On September 14, 2015, gravitational waves were detected for the first time by the international Advanced Laser Interferometer Gravitational-wave Observatory, thanks to the efforts of more than 1000 scientists around the world.
"We've now unlocked the possibility to see this vast population of black holes throughout the universe because with two black holes, for instance, colliding they don't give off any other signals so they can't be seen in any other way," Professor Scott said.
"And so now we have this huge new field of astronomy, with gravitational waves where we can look at the dark side of the universe that just can't be detected or seen in any other in any other way."
The ANU's Professor David McClelland and Professor Scott have been jointly awarded the prestigious Prime Minister's Prize for Science, along with two other scientists, for their part in the detection.

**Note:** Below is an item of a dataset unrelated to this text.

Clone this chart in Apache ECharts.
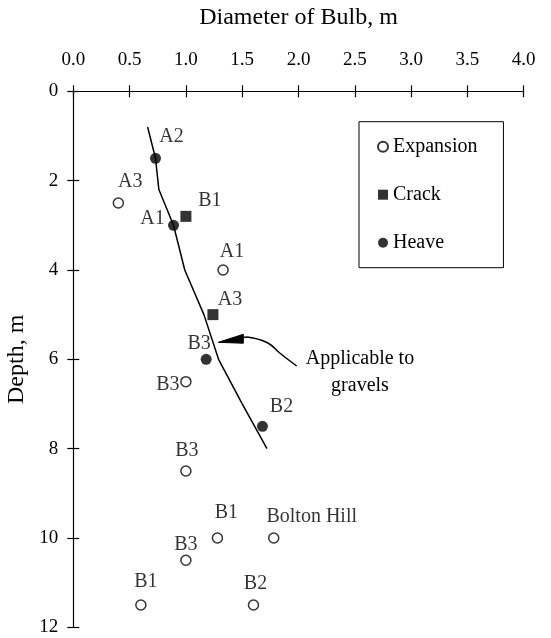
<!DOCTYPE html>
<html>
<head>
<meta charset="utf-8">
<script src="https://cdn.jsdelivr.net/npm/echarts@6/dist/echarts.min.js"></script>
<style>
  html, body { margin: 0; padding: 0; background: #fff; }
  #chart { width: 551px; height: 638px; }
</style>
</head>
<body>
<div id="chart"></div>
<script>
// Bulb diameter (m) against depth (m), by observed ground response
const expansionDiameter = [0.40, 1.33, 1.00, 1.00, 1.28, 1.78, 1.00, 0.60, 1.60];
const expansionDepth    = [2.5, 4.0, 6.5, 8.5, 10.0, 10.0, 10.5, 11.5, 11.5];
const expansionSites    = ['A3', 'A1', 'B3', 'B3', 'B1', 'Bolton Hill', 'B3', 'B1', 'B2'];

const crackDiameter = [1.00, 1.24];
const crackDepth    = [2.8, 5.0];
const crackSites    = ['B1', 'A3'];

const heaveDiameter = [0.73, 0.89, 1.18, 1.68];
const heaveDepth    = [1.5, 3.0, 6.0, 7.5];
const heaveSites    = ['A2', 'A1', 'B3', 'B2'];

// Limit line applicable to gravels
const gravelCurveDiameter = [0.66, 0.73, 0.76, 0.89, 0.99, 1.16, 1.29, 1.50, 1.72];
const gravelCurveDepth    = [0.8, 1.5, 2.2, 3.0, 4.0, 5.0, 6.0, 7.0, 8.0];

const xTickLabels = ['0.0', '0.5', '1.0', '1.5', '2.0', '2.5', '3.0', '3.5', '4.0'];
const yTickLabels = ['0', '2', '4', '6', '8', '10', '12'];

// Label placement (pixel offsets from each marker)
const expansionLabelOffset = [[12, -21], [9, -18], [-18, 3], [1, -20], [9, -25], [38, -21], [0, -16], [5, -23], [2, -21]];
const crackLabelOffset = [[24, -16], [17, -15]];
const heaveLabelOffset = [[16, -22], [-21, -7], [-7, -16], [19, -20]];

// Annotation arrow geometry in axis units (diameter, depth)
const arrowShaft = [[1.51, 5.51], [1.571, 5.51], [1.732, 5.64], [1.836, 5.865], [1.984, 6.15]];
const arrowHead = [[1.288, 5.62], [1.51, 5.44], [1.51, 5.64]];
const noteAnchor = [2.546, 6.28];

const FONT = "'Liberation Serif', 'Times New Roman', serif";

function points(xs, ys, names, offsets) {
  return xs.map((x, i) => ({
    value: [x, ys[i]],
    name: names[i],
    label: { offset: offsets[i] }
  }));
}

const pointLabel = {
  show: true,
  position: 'inside',
  formatter: '{b}',
  color: '#000',
  fontSize: 20,
  fontFamily: FONT,
  align: 'center',
  verticalAlign: 'middle'
};

const chart = echarts.init(document.getElementById('chart'), null, { renderer: 'canvas' });

const axisLineStyle = { color: '#000', width: 1.2 };

chart.setOption({
  animation: false,
  backgroundColor: '#fff',
  grid: { left: 73.3, top: 91.3, right: 27.3, bottom: 10.7, outerBoundsMode: 'none', containLabel: false },
  legend: {
    data: ['Expansion', 'Crack', 'Heave'],
    orient: 'vertical',
    left: 359,
    top: 121.7,
    itemWidth: 10,
    itemHeight: 10,
    itemGap: 28,
    itemTextGap: 12,
    padding: [15, 26, 15, 18],
    borderColor: '#000',
    borderWidth: 1,
    backgroundColor: '#fff',
    selectedMode: false,
    textStyle: { fontSize: 20, fontFamily: FONT, color: '#000', lineHeight: 20 }
  },
  xAxis: [
    {
      type: 'value', position: 'top', min: 0, max: 4, interval: 0.5,
      axisLine: { show: true, onZero: false, lineStyle: axisLineStyle },
      axisTick: { show: true, length: 6, lineStyle: axisLineStyle },
      axisLabel: {
        margin: 22, fontSize: 19, fontFamily: FONT, color: '#000',
        showMinLabel: true, showMaxLabel: true,
        formatter: v => xTickLabels[Math.round(v / 0.5)]
      },
      splitLine: { show: false },
      name: 'Diameter of Bulb, m', nameLocation: 'middle', nameGap: 62,
      nameTextStyle: { fontSize: 24, fontFamily: FONT, color: '#000' }
    },
    {
      type: 'value', position: 'top', min: 0, max: 4, interval: 0.5,
      axisLine: { show: false, onZero: false },
      axisTick: { show: true, inside: true, length: 6, lineStyle: axisLineStyle },
      axisLabel: { show: false },
      splitLine: { show: false }
    }
  ],
  yAxis: [
    {
      type: 'value', position: 'left', inverse: true, min: 0, max: 12, interval: 2,
      axisLine: { show: true, onZero: false, lineStyle: axisLineStyle },
      axisTick: { show: true, length: 6, lineStyle: axisLineStyle },
      axisLabel: {
        margin: 15, fontSize: 19, fontFamily: FONT, color: '#000',
        showMinLabel: true, showMaxLabel: true,
        formatter: v => yTickLabels[Math.round(v / 2)]
      },
      splitLine: { show: false },
      name: 'Depth, m', nameLocation: 'middle', nameGap: 38, nameRotate: 90,
      nameTextStyle: { fontSize: 24, fontFamily: FONT, color: '#000' }
    },
    {
      type: 'value', position: 'left', inverse: true, min: 0, max: 12, interval: 2,
      axisLine: { show: false, onZero: false },
      axisTick: { show: true, inside: true, length: 6, lineStyle: axisLineStyle },
      axisLabel: { show: false },
      splitLine: { show: false }
    }
  ],
  series: [
    {
      name: 'Gravel limit',
      type: 'line',
      data: gravelCurveDiameter.map((x, i) => [x, gravelCurveDepth[i]]),
      showSymbol: false,
      symbol: 'none',
      lineStyle: { color: '#000', width: 1.5 },
      z: 1
    },
    {
      name: 'Expansion',
      type: 'scatter',
      symbol: 'circle',
      symbolSize: 10,
      itemStyle: { color: '#fff', borderColor: '#000', borderWidth: 1.5 },
      label: pointLabel,
      data: points(expansionDiameter, expansionDepth, expansionSites, expansionLabelOffset),
      z: 3
    },
    {
      name: 'Crack',
      type: 'scatter',
      symbol: 'rect',
      symbolSize: 11,
      itemStyle: { color: '#000' },
      label: pointLabel,
      data: points(crackDiameter, crackDepth, crackSites, crackLabelOffset),
      z: 3
    },
    {
      name: 'Heave',
      type: 'scatter',
      symbol: 'circle',
      symbolSize: 11,
      itemStyle: { color: '#000' },
      label: pointLabel,
      data: points(heaveDiameter, heaveDepth, heaveSites, heaveLabelOffset),
      z: 3
    }
  ]
});

// Callout pointing at the gravel limit line
const toPx = p => chart.convertToPixel({ seriesIndex: 0 }, p);
const notePos = toPx(noteAnchor);
chart.setOption({
  graphic: [
    {
      type: 'polyline',
      shape: { points: arrowShaft.map(toPx), smooth: 0.4 },
      style: { stroke: '#000', lineWidth: 1.5, fill: null },
      z: 5
    },
    {
      type: 'polygon',
      shape: { points: arrowHead.map(toPx) },
      style: { fill: '#000', stroke: '#000', lineWidth: 1 },
      z: 5
    },
    {
      type: 'text',
      x: notePos[0],
      y: notePos[1],
      style: {
        text: 'Applicable to\ngravels',
        fontSize: 20,
        fontFamily: FONT,
        fill: '#000',
        align: 'center',
        verticalAlign: 'middle',
        lineHeight: 27
      },
      z: 5
    }
  ]
});
</script>
</body>
</html>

Professor Scott, who is the first woman physicist to win the award in its 21-year history, said she was thrilled and honoured to have her work recognised by the award.
"The incredible thing is that Einstein presented his theory pretty much exactly 100 years before we made detection and it took us like three decades to build the instruments and make them sensitive enough to be able to achieve the detection.
"I think it's incredibly exciting that I've now been a recipient [of the prize] and I can hopefully inspire young people and young women in particular to pursue these kinds of fields because we are capable, we can do this and it is a valuable and exciting career that women can do."
For Sarah Fletcher, nothing beats the look on a child's face when a new scientific concept clicks into place.
The Bonython Primary School specialist science teacher has been awarded the Prime Minister's Prize for excellence in science teaching in primary schools for her dedication to inspiring the next generation of scientists while supporting other ACT teachers to present the subject in an engaging way.
Mrs Fletcher regularly brings real scientists into the classroom, from astronomers to herpetologists, to show students from a young age that there is a wide variety of career paths available in science.
"In the science we do in primary school, they're still inquiring, they're so excited but then somehow it sort of gets a bit muddled in high school and they stopped seeing it as a career. It's just something you do at school.
"Having these normal people who are scientists come in and talk to them just gets that idea in their heads that they can do it."
Mrs Fletcher has fostered a network of specialist science teachers in the ACT who share ideas and resources with each other.